Recently a situation arose with a friend that left our family shocked and hurt. Relationships are messy and anytime you open yourself up to a person you are risking getting hurt. Many times, as a result it is easier to remain guarded and keep relationships on a surface level. Occasionally there are those people, however, who just touch your heart and connect with you. It hurts more when an injury comes from an unexpected source, a trusted source. This is what our family is experiencing.
I’ve had a few days now to think about this situation and move past the raw emotion. I find myself coming back to three main emotions; anger, confusion, and hurt. I’m angry that I let myself get hurt and that these friends hurt us. I’m confused because I cannot understand why our friends would do this, and finally I am back to hurting.

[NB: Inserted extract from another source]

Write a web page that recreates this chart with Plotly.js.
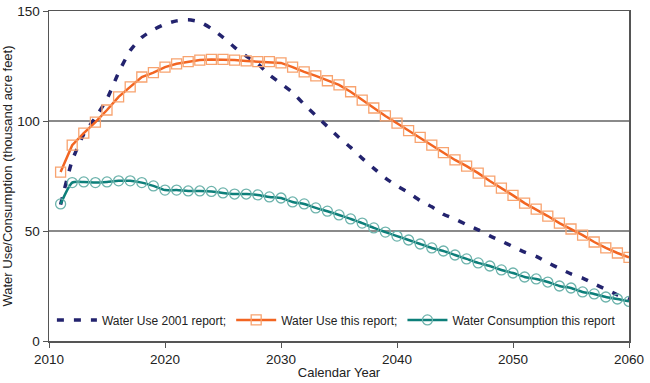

Of these three emotions I think that two are helpful and healthy. One, however is dangerous. My confusion is natural. Until I am able to sit down with our friends and bluntly ask, “Why?” and get an honest I will remain confused. It makes sense to hurt when there is a tear in a relationship. While hurting is not something I like, I have to admit that life would not be as sweet and relationships would not be as full without the potential for hurt…at least not in this fallen world. Anger though, that’s the dangerous one. Anger, for me, tends to lead to more anger. Which leads to bitterness, hardness, and ridiculous resolutions, like I’ll never trust that person again, or I’ll never let myself get close to somebody who might hurt me. It also leads me to wishing I could hurt back, which is an ugliness inside of me that I despise. I’ve seen what unreigned anger can do to a person. It can turn a kind and loving person into a bitter, negative person. Unchecked anger hardens the heart. I don’t want to remain angry, so why is it that this emotion is the one I find myself dwelling on the most?
As I was tearfully pouring my heart out to my wise mom the other day she told me, “I know it hurts but you just have them through this.” Now at the time my heart and mind cried out, “I don’t want to love them. I want to turn my back on them and walk away!” However I know she is right. I don’t want to become a hard person who cannot be vulnerable in a relationship. Maybe someday I’ll see this hurt as merely a bump in a full, sweet friendship. That is my hope. Until that time I will love. I will ask hard questions, because that demonstrates love. I will forgive, even before being apologized to, because that is love in action.
PS Our family will see these friends this weekend. We will talk and spend time together and I am looking forward to it and dreading it at the same time. If you think of us will you please pray that we do demonstrate love? Thank you friends.